Por Daniel Movilla
En estas fechas, siempre me entran sensaciones encontradas. Por un lado, cuando en Navidad veo a alguien a quien siempre he caído muy mal, que viene hacia mi, deseándome que pase unos felices días y que tenga un buen año 2014, tengo la sensación de estar contemplando un ejercicio de cinismo en grado superlativo.
Es la misma sensación que he tenido durante muchos años al asistir a la celebración de la eucaristía y ver comulgar muy cristianamente al mayor hijo de siete padres que yo conozco, y que ha sido capaz cinco minutos antes de despellejar sin misericordia a su mismísimo hermano.
El sabe y yo sé, que esa persona, que en Navidad te mira con cara de amigo de toda la vida y se muestra cercano y cariñoso en sus comentarios, es la misma persona que en octubre pasado, te ha puesto a caer de un burro y difamado hasta limites insospechados. Ya, ya, ya se que soy muy bruto, pero eso no quiere decir que no sea certero.

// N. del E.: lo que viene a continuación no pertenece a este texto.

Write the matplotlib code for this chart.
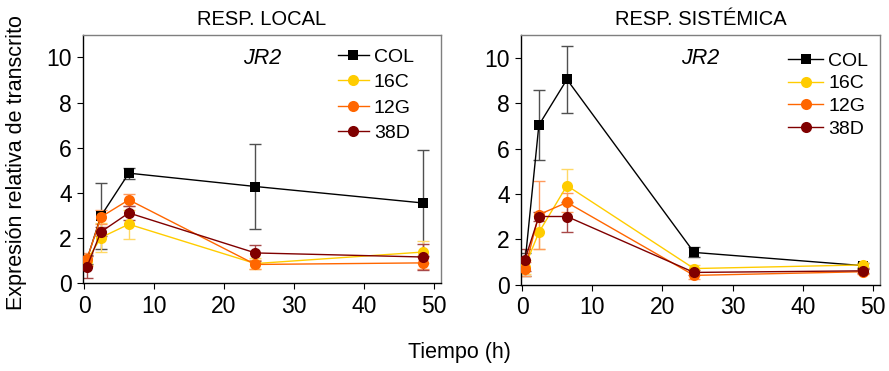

Pero por otro lado, y esta es la cara amable del asunto, también tengo la sensación de que la Navidad sirve para esponjar el corazón, y para que mucha buena gente descubra que la melancolía, en estos días, no es solo sinónimo de tristeza, sino también de ternura y de buenos y entrañables recuerdos.
Hay cientos, miles, millones de personas en todo el mundo, que en la Navidad, con independencia de su credo y religión, ven un buen motivo para la cercanía y los buenos deseos. Y es precisamente a esa buena gente a la que yo quiero dedicarle mi abrazo. A esa gente que con independencia de tu dinero, o de tu pobreza, tu posición social o tus creencias religiosas, siempre está cerca, dándote calor y entregándote, sin pedir nada a cambio, una parte muy importante de su energía.
Por esa gente, esté donde esté, y sea cual sea el color de su piel, es por las que merece la pena sonreír en estos días y procurar ser mejor persona. Por todos ellos, levantemos nuestras copas y brindemos para que en la tierra tengan paz todos los hombres de buena voluntad.